Available data ::

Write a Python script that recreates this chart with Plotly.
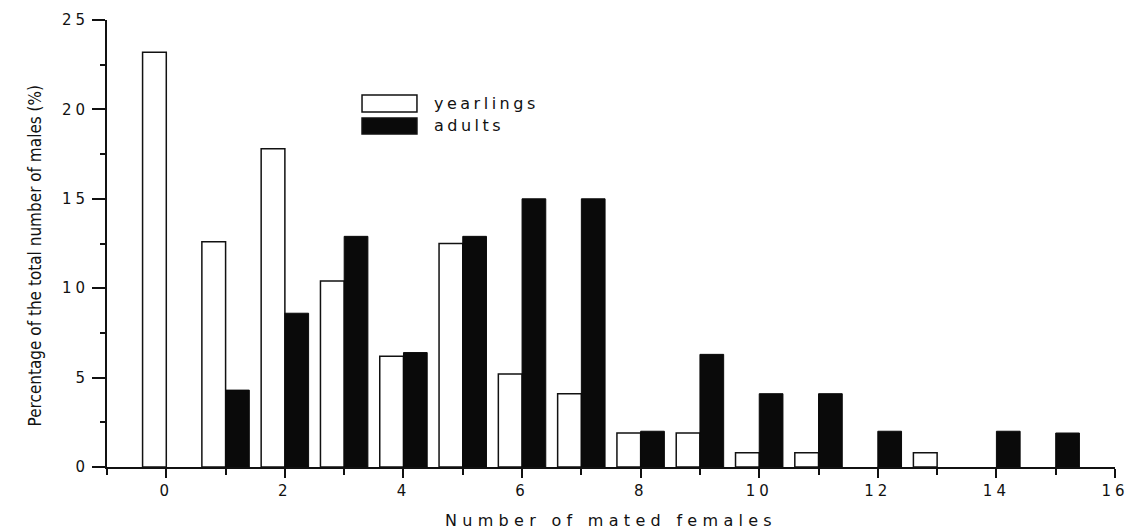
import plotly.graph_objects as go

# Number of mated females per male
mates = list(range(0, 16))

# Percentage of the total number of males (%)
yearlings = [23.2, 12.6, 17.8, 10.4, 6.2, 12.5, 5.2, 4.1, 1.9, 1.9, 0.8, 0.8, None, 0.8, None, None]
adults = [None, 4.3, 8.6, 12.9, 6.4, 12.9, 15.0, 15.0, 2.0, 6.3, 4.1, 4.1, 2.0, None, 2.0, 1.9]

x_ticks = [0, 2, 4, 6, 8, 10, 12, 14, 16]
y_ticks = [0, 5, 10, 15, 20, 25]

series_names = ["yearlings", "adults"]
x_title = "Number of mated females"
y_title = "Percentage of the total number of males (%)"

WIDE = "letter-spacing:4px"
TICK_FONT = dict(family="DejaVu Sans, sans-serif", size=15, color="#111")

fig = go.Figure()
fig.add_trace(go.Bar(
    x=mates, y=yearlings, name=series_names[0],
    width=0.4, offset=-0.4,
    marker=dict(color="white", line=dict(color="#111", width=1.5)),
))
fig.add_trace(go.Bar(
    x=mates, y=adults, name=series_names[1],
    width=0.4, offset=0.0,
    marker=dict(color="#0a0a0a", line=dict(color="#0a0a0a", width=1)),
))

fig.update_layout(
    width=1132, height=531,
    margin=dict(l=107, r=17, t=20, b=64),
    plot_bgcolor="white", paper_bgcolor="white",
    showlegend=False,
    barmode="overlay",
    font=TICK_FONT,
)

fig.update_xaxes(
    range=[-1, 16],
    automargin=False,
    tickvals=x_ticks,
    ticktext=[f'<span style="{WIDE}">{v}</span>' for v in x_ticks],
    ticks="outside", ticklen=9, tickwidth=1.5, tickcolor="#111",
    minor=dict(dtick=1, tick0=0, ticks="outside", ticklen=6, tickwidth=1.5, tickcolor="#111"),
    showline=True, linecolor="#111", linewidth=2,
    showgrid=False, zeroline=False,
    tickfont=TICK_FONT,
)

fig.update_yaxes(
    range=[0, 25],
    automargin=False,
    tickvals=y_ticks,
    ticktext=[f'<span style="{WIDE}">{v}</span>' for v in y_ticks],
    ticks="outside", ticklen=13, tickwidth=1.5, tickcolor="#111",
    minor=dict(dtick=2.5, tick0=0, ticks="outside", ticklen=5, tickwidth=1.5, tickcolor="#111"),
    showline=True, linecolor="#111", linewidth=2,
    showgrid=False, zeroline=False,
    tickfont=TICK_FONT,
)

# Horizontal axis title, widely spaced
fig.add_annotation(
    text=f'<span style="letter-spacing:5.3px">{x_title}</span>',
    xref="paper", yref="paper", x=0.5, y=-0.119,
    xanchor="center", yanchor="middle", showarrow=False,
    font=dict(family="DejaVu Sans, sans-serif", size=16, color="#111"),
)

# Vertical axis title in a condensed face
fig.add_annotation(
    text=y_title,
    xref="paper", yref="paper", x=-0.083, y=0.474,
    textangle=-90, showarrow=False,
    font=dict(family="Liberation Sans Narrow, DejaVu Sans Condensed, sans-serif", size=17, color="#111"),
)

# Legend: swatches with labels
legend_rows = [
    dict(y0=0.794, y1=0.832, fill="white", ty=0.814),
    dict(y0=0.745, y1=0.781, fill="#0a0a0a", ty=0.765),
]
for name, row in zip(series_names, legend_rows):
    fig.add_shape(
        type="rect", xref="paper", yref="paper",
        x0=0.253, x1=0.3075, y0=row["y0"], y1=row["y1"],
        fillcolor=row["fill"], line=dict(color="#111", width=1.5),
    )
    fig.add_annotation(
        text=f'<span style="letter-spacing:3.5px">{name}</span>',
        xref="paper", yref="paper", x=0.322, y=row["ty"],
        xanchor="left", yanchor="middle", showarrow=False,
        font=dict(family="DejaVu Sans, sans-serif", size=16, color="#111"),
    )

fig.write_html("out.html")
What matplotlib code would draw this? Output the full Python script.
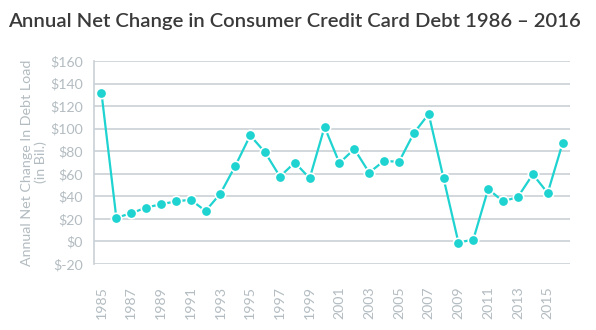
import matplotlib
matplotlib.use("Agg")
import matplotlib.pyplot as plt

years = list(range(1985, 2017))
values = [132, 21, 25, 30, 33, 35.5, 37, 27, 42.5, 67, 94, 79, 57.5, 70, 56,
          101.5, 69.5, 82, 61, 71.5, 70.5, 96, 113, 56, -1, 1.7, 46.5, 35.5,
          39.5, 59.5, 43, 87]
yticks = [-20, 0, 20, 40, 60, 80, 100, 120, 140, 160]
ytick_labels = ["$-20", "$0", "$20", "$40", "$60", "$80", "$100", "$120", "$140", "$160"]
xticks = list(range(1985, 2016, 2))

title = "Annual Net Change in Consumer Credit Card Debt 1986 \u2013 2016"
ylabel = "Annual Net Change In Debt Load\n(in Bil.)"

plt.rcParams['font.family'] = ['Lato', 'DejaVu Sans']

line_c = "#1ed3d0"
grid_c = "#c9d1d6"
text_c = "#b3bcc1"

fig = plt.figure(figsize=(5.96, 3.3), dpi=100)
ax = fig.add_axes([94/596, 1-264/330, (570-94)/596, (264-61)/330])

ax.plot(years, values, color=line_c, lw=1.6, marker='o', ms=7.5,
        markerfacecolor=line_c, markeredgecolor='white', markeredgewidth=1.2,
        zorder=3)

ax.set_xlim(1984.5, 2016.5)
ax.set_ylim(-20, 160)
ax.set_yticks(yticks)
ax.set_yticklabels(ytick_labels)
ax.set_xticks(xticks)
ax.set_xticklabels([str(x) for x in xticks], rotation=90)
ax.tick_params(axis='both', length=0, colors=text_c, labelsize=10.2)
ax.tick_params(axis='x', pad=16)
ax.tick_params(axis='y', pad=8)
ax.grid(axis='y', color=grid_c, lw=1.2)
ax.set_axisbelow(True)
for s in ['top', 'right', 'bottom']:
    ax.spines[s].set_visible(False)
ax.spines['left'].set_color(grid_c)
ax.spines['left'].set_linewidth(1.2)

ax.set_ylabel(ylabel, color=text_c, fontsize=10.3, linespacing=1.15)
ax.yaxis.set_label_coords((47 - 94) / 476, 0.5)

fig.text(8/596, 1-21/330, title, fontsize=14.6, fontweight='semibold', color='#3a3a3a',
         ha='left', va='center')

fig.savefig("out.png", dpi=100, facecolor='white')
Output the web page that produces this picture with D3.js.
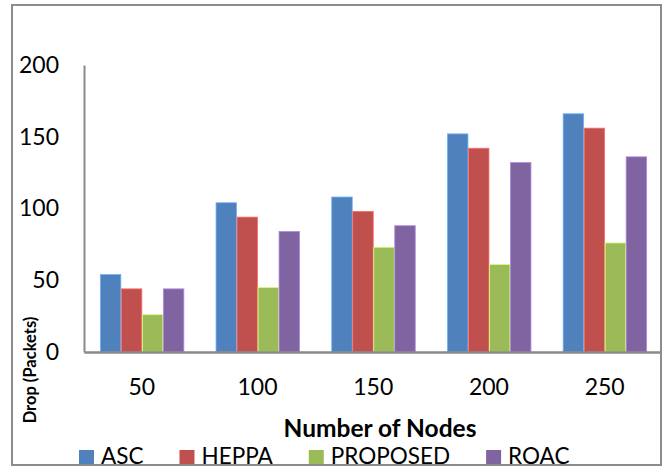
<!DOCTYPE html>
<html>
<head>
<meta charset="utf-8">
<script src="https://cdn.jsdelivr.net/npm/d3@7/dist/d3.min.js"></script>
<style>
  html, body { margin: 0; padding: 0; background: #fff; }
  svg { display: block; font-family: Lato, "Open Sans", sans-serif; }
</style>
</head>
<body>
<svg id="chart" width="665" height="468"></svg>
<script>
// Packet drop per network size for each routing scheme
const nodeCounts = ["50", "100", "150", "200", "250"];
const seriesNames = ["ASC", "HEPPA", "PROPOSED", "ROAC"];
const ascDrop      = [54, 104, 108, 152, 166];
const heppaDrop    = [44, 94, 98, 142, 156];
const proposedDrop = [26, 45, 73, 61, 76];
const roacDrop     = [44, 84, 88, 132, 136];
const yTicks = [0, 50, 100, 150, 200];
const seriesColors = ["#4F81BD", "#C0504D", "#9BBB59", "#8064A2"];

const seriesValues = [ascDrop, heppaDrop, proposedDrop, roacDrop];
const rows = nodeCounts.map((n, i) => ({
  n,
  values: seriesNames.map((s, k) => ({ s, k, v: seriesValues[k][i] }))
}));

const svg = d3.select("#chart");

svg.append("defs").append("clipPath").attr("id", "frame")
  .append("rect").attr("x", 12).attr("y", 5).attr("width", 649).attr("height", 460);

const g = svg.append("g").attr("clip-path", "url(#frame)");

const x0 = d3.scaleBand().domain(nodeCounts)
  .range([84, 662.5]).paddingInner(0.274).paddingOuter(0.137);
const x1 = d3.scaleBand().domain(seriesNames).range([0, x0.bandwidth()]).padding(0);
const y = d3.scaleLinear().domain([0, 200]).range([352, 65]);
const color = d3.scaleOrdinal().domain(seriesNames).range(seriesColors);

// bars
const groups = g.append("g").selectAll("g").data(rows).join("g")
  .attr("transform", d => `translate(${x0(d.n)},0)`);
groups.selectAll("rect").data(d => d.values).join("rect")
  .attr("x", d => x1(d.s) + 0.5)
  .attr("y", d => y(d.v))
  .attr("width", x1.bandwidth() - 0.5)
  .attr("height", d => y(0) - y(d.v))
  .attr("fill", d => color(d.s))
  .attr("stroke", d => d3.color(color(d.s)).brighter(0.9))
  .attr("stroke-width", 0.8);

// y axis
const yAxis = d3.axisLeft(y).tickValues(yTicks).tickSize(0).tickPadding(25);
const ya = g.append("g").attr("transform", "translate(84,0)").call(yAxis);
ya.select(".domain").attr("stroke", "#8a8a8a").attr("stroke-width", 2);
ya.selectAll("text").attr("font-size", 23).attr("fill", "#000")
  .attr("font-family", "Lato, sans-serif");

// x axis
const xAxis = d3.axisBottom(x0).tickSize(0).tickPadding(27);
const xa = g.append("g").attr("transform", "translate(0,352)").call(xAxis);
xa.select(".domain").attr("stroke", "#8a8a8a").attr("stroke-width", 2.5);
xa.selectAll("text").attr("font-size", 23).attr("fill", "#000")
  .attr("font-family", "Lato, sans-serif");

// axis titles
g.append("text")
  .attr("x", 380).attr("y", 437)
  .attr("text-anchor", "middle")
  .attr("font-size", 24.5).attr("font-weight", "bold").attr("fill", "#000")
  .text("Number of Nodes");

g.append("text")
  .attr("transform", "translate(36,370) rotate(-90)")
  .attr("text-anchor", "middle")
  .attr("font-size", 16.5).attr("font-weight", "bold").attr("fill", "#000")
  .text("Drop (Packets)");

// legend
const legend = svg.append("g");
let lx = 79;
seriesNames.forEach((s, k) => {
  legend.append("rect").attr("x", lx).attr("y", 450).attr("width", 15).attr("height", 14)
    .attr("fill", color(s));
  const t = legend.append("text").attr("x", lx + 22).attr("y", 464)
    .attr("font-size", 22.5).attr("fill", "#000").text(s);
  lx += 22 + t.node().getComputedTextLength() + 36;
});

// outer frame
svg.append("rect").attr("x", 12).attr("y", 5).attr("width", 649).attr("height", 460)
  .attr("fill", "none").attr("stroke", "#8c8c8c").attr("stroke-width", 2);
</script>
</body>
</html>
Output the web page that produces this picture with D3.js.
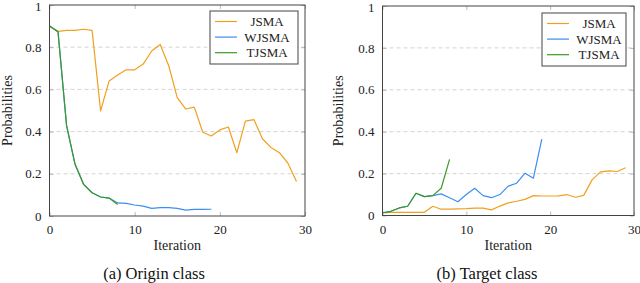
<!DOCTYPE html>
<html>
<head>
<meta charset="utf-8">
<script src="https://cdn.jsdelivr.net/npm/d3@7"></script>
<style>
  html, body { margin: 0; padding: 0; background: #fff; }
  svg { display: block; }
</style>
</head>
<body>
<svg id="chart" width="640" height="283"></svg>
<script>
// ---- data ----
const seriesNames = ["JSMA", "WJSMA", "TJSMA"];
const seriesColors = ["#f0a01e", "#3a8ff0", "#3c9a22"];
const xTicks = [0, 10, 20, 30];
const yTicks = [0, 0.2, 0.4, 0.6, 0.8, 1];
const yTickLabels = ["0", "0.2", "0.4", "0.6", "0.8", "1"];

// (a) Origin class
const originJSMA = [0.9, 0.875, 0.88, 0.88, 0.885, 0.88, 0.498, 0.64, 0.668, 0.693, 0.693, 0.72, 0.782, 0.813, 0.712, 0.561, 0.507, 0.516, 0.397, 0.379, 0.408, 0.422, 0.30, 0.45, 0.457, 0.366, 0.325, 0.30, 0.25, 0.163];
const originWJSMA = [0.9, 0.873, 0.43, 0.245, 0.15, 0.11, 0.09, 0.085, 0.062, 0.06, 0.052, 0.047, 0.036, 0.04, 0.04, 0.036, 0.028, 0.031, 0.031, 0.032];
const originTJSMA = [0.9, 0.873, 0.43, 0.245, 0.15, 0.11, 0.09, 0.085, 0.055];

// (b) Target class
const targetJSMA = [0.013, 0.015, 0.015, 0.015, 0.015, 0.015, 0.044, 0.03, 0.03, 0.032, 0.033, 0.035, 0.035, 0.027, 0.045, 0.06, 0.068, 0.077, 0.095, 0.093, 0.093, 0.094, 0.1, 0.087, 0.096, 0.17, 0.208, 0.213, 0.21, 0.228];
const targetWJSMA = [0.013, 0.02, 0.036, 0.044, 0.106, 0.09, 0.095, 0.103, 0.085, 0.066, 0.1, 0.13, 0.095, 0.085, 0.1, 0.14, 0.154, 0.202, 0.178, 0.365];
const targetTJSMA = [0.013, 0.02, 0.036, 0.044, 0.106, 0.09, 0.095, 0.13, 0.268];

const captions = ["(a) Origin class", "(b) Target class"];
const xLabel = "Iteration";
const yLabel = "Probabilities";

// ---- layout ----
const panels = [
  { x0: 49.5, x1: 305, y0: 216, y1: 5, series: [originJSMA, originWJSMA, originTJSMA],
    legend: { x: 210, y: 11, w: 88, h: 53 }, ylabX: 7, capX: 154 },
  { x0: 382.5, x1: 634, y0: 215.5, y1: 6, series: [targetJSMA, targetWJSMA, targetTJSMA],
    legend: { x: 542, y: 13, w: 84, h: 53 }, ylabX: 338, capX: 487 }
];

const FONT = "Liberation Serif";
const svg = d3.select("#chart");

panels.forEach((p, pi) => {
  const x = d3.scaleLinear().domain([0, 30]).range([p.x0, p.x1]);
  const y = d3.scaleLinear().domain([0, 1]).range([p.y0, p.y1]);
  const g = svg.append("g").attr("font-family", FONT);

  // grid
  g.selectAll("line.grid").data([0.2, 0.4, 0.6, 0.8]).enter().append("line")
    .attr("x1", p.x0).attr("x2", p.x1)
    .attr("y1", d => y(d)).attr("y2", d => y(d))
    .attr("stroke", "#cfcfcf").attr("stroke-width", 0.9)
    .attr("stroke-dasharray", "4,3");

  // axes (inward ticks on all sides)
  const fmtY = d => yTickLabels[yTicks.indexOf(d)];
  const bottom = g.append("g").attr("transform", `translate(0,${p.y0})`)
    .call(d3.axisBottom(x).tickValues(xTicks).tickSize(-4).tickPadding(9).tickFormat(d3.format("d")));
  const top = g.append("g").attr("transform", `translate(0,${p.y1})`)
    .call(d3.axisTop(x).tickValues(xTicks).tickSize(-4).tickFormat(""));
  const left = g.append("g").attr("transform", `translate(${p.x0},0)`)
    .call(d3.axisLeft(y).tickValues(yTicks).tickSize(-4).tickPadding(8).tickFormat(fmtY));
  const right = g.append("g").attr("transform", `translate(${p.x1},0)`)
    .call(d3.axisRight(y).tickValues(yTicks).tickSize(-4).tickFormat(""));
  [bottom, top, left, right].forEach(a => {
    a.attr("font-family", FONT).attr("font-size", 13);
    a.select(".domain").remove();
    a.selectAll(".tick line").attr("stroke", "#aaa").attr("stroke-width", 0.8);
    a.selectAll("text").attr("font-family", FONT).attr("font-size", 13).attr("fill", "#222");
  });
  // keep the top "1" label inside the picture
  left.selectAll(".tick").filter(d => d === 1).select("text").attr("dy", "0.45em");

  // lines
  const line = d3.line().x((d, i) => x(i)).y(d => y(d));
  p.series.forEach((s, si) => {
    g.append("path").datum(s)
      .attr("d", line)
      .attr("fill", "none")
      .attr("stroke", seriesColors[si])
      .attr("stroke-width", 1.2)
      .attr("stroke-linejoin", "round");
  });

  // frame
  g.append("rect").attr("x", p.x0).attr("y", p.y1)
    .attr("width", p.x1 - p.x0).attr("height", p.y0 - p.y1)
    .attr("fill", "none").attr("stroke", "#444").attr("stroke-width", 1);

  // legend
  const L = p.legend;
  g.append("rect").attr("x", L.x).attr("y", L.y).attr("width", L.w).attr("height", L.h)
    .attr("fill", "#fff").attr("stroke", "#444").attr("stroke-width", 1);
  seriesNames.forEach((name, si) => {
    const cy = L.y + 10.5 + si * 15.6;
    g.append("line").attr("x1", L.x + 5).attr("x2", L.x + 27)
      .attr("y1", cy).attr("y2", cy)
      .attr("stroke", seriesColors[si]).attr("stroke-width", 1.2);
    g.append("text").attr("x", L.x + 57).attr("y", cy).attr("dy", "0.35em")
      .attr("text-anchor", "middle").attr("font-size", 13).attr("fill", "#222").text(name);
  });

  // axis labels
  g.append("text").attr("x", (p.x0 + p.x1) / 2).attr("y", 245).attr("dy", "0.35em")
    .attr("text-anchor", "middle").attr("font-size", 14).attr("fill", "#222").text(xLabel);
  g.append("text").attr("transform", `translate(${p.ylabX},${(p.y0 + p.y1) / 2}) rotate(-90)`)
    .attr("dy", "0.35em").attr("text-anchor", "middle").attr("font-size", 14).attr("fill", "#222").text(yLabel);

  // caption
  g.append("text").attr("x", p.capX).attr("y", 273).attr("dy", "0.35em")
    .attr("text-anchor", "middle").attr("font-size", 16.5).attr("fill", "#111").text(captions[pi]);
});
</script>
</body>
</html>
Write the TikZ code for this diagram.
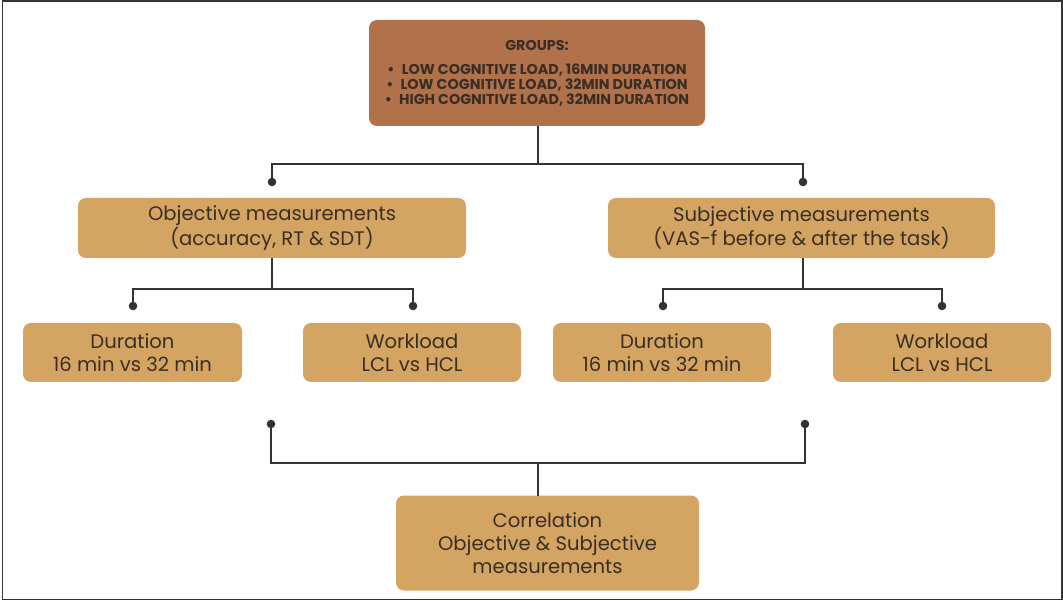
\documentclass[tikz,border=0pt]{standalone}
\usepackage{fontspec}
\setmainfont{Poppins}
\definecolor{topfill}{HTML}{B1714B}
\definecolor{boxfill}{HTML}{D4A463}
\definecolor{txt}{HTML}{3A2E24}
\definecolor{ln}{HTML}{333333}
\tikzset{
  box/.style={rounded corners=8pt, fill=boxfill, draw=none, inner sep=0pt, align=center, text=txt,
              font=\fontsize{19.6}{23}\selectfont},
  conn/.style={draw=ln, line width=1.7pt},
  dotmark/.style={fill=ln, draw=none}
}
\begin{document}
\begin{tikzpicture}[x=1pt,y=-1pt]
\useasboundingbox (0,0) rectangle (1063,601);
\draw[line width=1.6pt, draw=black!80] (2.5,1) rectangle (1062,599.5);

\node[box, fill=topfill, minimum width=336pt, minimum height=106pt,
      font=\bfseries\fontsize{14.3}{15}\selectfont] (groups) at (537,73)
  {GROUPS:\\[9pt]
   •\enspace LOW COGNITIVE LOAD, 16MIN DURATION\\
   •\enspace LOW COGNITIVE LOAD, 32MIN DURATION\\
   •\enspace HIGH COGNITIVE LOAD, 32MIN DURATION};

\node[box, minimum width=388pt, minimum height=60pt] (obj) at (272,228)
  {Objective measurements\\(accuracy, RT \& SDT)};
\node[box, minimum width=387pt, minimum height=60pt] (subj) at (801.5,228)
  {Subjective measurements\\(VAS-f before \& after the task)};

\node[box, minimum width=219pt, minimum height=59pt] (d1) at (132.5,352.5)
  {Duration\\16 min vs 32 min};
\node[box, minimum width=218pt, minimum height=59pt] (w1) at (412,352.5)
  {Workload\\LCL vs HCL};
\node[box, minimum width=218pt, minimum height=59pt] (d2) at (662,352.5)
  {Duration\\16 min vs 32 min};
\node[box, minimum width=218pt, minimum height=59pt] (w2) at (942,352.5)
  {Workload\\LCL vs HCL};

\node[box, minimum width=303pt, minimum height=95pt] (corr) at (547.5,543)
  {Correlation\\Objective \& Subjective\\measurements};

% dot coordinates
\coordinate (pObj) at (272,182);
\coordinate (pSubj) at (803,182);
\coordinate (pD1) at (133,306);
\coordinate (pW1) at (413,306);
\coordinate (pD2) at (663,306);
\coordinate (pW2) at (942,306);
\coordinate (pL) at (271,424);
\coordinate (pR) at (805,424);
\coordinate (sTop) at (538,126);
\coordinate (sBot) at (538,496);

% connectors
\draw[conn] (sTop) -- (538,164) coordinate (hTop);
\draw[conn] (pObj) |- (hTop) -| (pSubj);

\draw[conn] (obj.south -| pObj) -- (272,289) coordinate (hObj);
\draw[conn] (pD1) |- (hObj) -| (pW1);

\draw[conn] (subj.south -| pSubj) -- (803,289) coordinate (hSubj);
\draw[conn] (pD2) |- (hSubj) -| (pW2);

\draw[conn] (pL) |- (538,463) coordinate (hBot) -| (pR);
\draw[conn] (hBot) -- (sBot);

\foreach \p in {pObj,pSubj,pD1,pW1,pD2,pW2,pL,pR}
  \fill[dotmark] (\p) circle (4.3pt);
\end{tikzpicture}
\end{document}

Task requirements ::
Copy only the lines above from the one containing "What matplotlib code" through the one containing "Change In Debt", both included. Leave out the pictures.

Solution to this problem ::
What matplotlib code would draw this? Output the full Python script.
import matplotlib
matplotlib.use("Agg")
import matplotlib.pyplot as plt

years = list(range(1985, 2017))
values = [132, 21, 25, 30, 33, 35.5, 37, 27, 42.5, 67, 94, 79, 57.5, 70, 56,
          101.5, 69.5, 82, 61, 71.5, 70.5, 96, 113, 56, -1, 1.7, 46.5, 35.5,
          39.5, 59.5, 43, 87]
yticks = [-20, 0, 20, 40, 60, 80, 100, 120, 140, 160]
ytick_labels = ["$-20", "$0", "$20", "$40", "$60", "$80", "$100", "$120", "$140", "$160"]
xticks = list(range(1985, 2016, 2))

title = "Annual Net Change in Consumer Credit Card Debt 1986 \u2013 2016"
ylabel = "Annual Net Change In Debt Load\n(in Bil.)"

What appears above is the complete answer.